Na atual conjuntura, no qual os algoritmos conseguem captar os gostos, desejos e hábitos dos usuários, a IA acaba sendo uma potente fortalecedora de preconceitos existentes, violando a privacidade e criando dilemas éticos difíceis, que vão desde opiniões políticas até temas de Direitos Humanos. Por isso, o papel da pessoa de carne e osso aqui é garantir que as decisões relacionadas ao campo artificial sejam tomadas de forma ética e responsável, buscando minimizar os danos potenciais e maximizar os benefícios sociais.
E é nesse pensamento fora da cloud que a humanidade ganha, pois a criatividade é uma das características mais distintas e valiosas. A capacidade de pensar “fora da caixa” e experimentar novas ideias continua sendo habilidades exclusivamente humanas. Nesse sentido, a tecnologia acaba sendo uma ferramenta para aprimorar e acelerar o processo de criação, analisar grandes conjuntos de dados, encontrando padrões e insights que os humanos não podem processar em um curto espaço de tempo.

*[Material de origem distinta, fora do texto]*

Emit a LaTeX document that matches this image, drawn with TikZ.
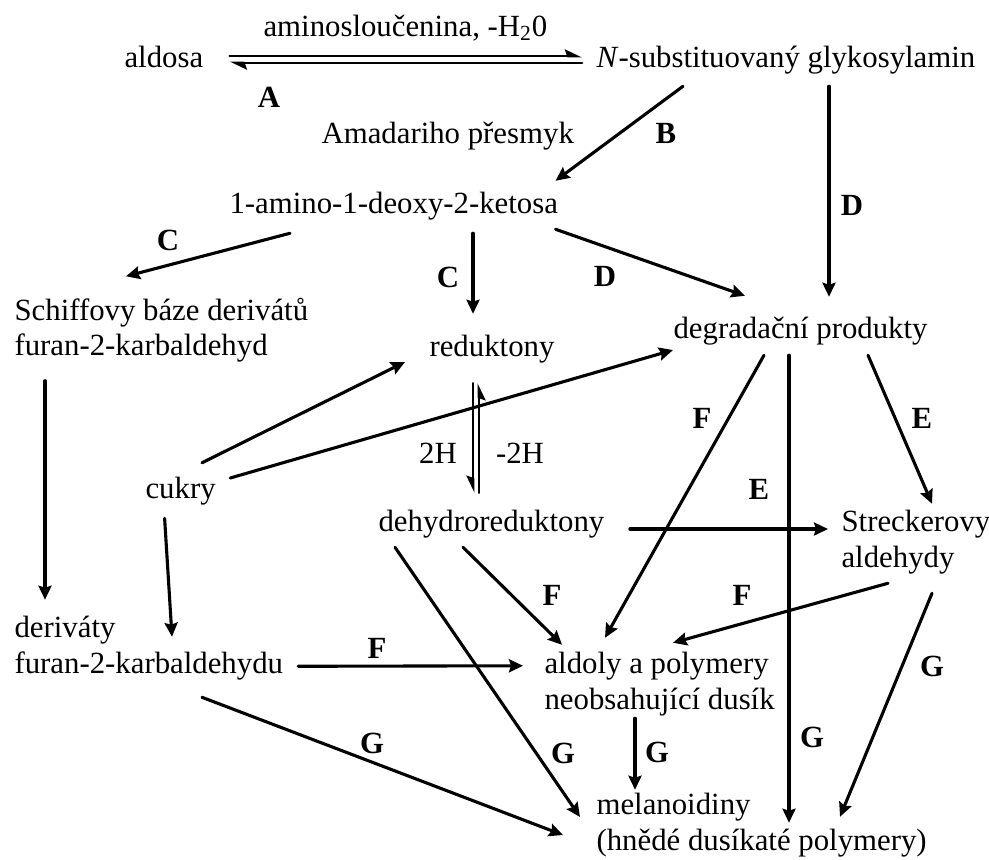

O McKinsey Global Institute divulgou recentemente um relatório sobre a Inteligência Artificial Generativa e o futuro do trabalho nos EUA. O estudo apontou que os avanços na IA têm o potencial de acelerar a automação na economia em 29,5%, ajudando na dinâmica do trabalho. Apesar da ajuda, bem-vinda em muitos casos, vale ressaltar que os números não mentem, mas também não sentem.

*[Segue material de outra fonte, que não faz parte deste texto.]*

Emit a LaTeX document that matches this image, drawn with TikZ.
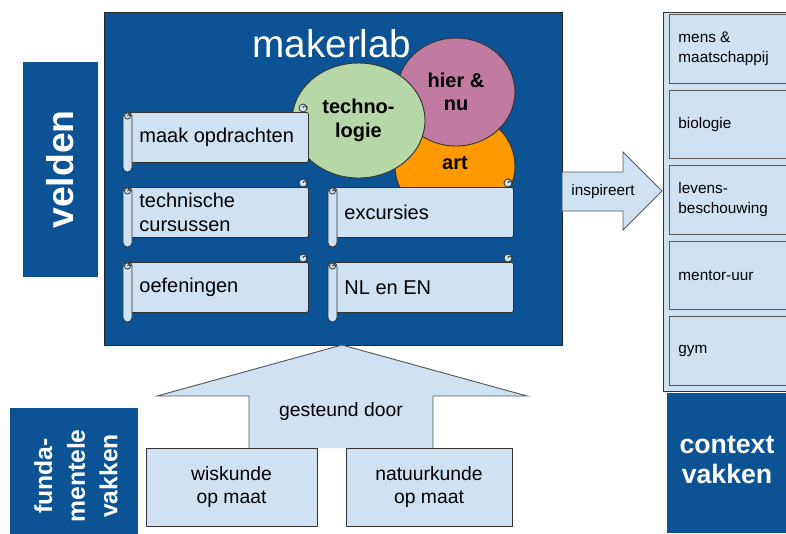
\documentclass[tikz,border=0pt]{standalone}
\usepackage{fontspec}
\setmainfont{Liberation Sans}
\usetikzlibrary{shapes.geometric}
\definecolor{db}{HTML}{0B5394}
\definecolor{lb}{HTML}{CFE2F3}
\definecolor{gr}{HTML}{B6D7A8}
\definecolor{pk}{HTML}{C27BA0}
\definecolor{og}{HTML}{FF9900}
\definecolor{edge}{HTML}{333333}
\definecolor{aedge}{HTML}{595959}
\newcommand{\fsz}[2]{\fontsize{#1}{#2}\selectfont}
\newcommand{\scrollat}[4]{%
  \node[scrollbody, anchor=north west] (#1) at (#2+5,#3) {#4};
  \draw[scrollline, fill=lb] (#2+180,#3-4) circle[radius=3pt];
  \draw[scrollline] (#2+180,#3-4) arc[start angle=180, end angle=0, radius=1.5pt] -- ++(0,1.5pt);
  \draw[scrollline, fill=lb, rounded corners=3.3pt] (#2,#3) rectangle (#2+9,#3+60);
  \draw[scrollline, fill=lb] (#2+4.5,#3+4) circle[radius=2.3pt];
  \draw[scrollline] (#2+4.5,#3+4) arc[start angle=180, end angle=0, radius=1.1pt];
}
\begin{document}
\begin{tikzpicture}[x=0.75pt,y=-0.75pt,
  darkbox/.style={fill=db, draw=none},
  scrollline/.style={draw=edge, line width=0.6pt},
  scrollbody/.style={draw=edge, line width=0.6pt, fill=lb, rounded corners=1.5pt,
    minimum width=135pt, minimum height=37.5pt, inner xsep=8.25pt,
    text width=118.5pt, align=flush left, font=\fsz{15}{18}},
  blob/.style={ellipse, draw=edge, line width=0.7pt, inner sep=0pt, align=center,
    font=\bfseries\fsz{15}{17.5}},
  blockarrow/.style={draw=aedge, line width=0.7pt, fill=lb},
  colbox/.style={draw=aedge, line width=0.7pt, fill=lb, anchor=north west,
    minimum width=98.25pt, minimum height=51.4pt, inner xsep=6.75pt,
    text width=84.75pt, align=flush left, font=\fsz{11.5}{15}},
  basebox/.style={draw=edge, line width=0.7pt, fill=lb, align=center,
    minimum height=58.5pt, font=\fsz{14.5}{17.5}}
]
\useasboundingbox (0,0) rectangle (786,533);
\fill[white] (0,0) rectangle (786,533);

% velden
\node[darkbox, rotate=90, minimum width=161.25pt, minimum height=56.25pt,
  text=white, font=\bfseries\fsz{28}{30}] (velden) at (60.5,169.5) {velden};

% makerlab
\node[fill=db, draw=black!85, line width=0.7pt, minimum width=343.5pt,
  minimum height=249.75pt] (makerlab) at (333,178.5) {};
\node[text=white, font=\fsz{29}{30}, anchor=base] (title) at (332,57) {makerlab};

% blobs
\node[blob, fill=og, minimum width=90pt, minimum height=82.5pt] (art) at (455,166) {};
\node[font=\bfseries\fsz{15}{17.5}] (arttxt) at (455,163) {art};
\node[blob, fill=pk, minimum width=88.5pt, minimum height=81pt] (hier) at (456,92) {hier \&\\nu};
\node[blob, fill=gr, minimum width=99.75pt, minimum height=86.25pt] (tech) at (358.5,120.5) {techno-\\logie};

% scrolls
\scrollat{maak}{123}{112}{maak opdrachten}
\scrollat{techn}{123}{187}{technische\\cursussen}
\scrollat{oef}{123}{262}{oefeningen}
\scrollat{exc}{328}{187}{excursies}
\scrollat{nlen}{328}{262}{NL en EN}

% right column
\node[draw=edge, line width=0.8pt, fill=lb, anchor=north west, minimum width=105pt,
  minimum height=284.25pt] (col) at (663,12) {};
\node[colbox] (mens) at (669,14) {mens \&\\maatschappij};
\node[colbox] (bio) at (669,89.6) {biologie};
\node[colbox] (lev) at (669,165.2) {levens-\\beschouwing};
\node[colbox] (ment) at (669,240.8) {mentor-uur};
\node[colbox] (gym) at (669,316.4) {gym};

% inspireert arrow
\draw[blockarrow] (makerlab.east |- {(0,172)}) -- (623,172) -- (623,152) -- (662,191)
  -- (623,230) -- (623,211) -- (makerlab.east |- {(0,211)});
\node[font=\fsz{11.5}{14}] (insp) at (603,192) {inspireert};

% context vakken
\node[darkbox, anchor=north west, minimum width=100pt, minimum height=105pt] (ctx) at (667,393) {};
\node[text=white, align=center, font=\bfseries\fsz{20}{23}] (ctxtxt) at (727,460) {context\\vakken};

% fundamentele vakken
\node[darkbox, anchor=north west, minimum width=96pt, minimum height=100pt] (fund) at (10,408) {};
\node[rotate=90, text=white, align=center, font=\bfseries\fsz{18.5}{24.5}] (fundtxt) at (76,476) {funda-\\mentele\\vakken};

% gesteund door arrow
\draw[blockarrow] (249,448) -- (249,396) -- (157,396) -- (342,345) -- (527,396)
  -- (433,396) -- (433,448);
\node[font=\fsz{14.5}{17}] (gest) at (341,411) {gesteund door};

% base boxes
\node[basebox, minimum width=128.25pt] (wis) at (231.5,487) {wiskunde\\op maat};
\node[basebox, minimum width=124.5pt] (nat) at (429,487) {natuurkunde\\op maat};
\end{tikzpicture}
\end{document}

Mas nem de todo belo será o futuro da IA lado a lado aos humanos. Em consonância às preocupações sobre o desemprego tecnológico, estudiosos de todo o mundo já apontam para um aumento da desigualdade econômica se os benefícios do progresso tecnológico não forem distribuídos equitativamente. Em um país como o Brasil, por exemplo, onde cerca de 36 milhões de pessoas sequer tem acesso à internet, de acordo com pesquisa do TIC Domicílios 2022, os postos de trabalhos que utilizam uma IA mais avançada não vão conseguir ser alcançados pela grande massa de trabalhadores, formada especialmente por pessoas negras e com mais de 60 anos. Por isso, as lideranças das empresas não podem ser artificiais e precisam desenvolver mecanismos de equiparação. Em suma, precisam sentir e querer para agir.
Nesse ponto, as lideranças das empresas ganham destaque e importância ainda maiores: se você chegou a uma posição de líder, é porque tem, no mínimo, boas habilidades técnicas de gerência. Então, o que pode faltar ou ser melhorado é a habilidade de saber extrair o melhor das pessoas. No cenário atual, a inteligência emocional e as soft skills como um todo são as características mais relevantes.
Já parou para imaginar uma gestão de conflitos gerada pela relação humano vs IA? — Bom, antes era preciso fazer um super MBA. Agora, ir ao museu da empatia pode ser a melhor coisa a se fazer.
Lideranças conscientes e inclusivas são necessárias não somente quando o assunto são os temores ou a empolgação relacionados à IA, mas também pela grande responsabilidade social para fazer com que as empresas estejam preparadas para se adaptar com agilidade aos inúmeros desafios da era moderna, que afetam as pessoas e os negócios em uma velocidade nunca antes vista. É por isso que o self-awareness — que pode ser traduzido como autoconhecimento, em bom português — é uma habilidade essencial a qualquer profissional, mas principalmente para aqueles que lideram pessoas.
O essencial é dizer que, muito além de conhecer a IA, conhece-te a ti mesmo.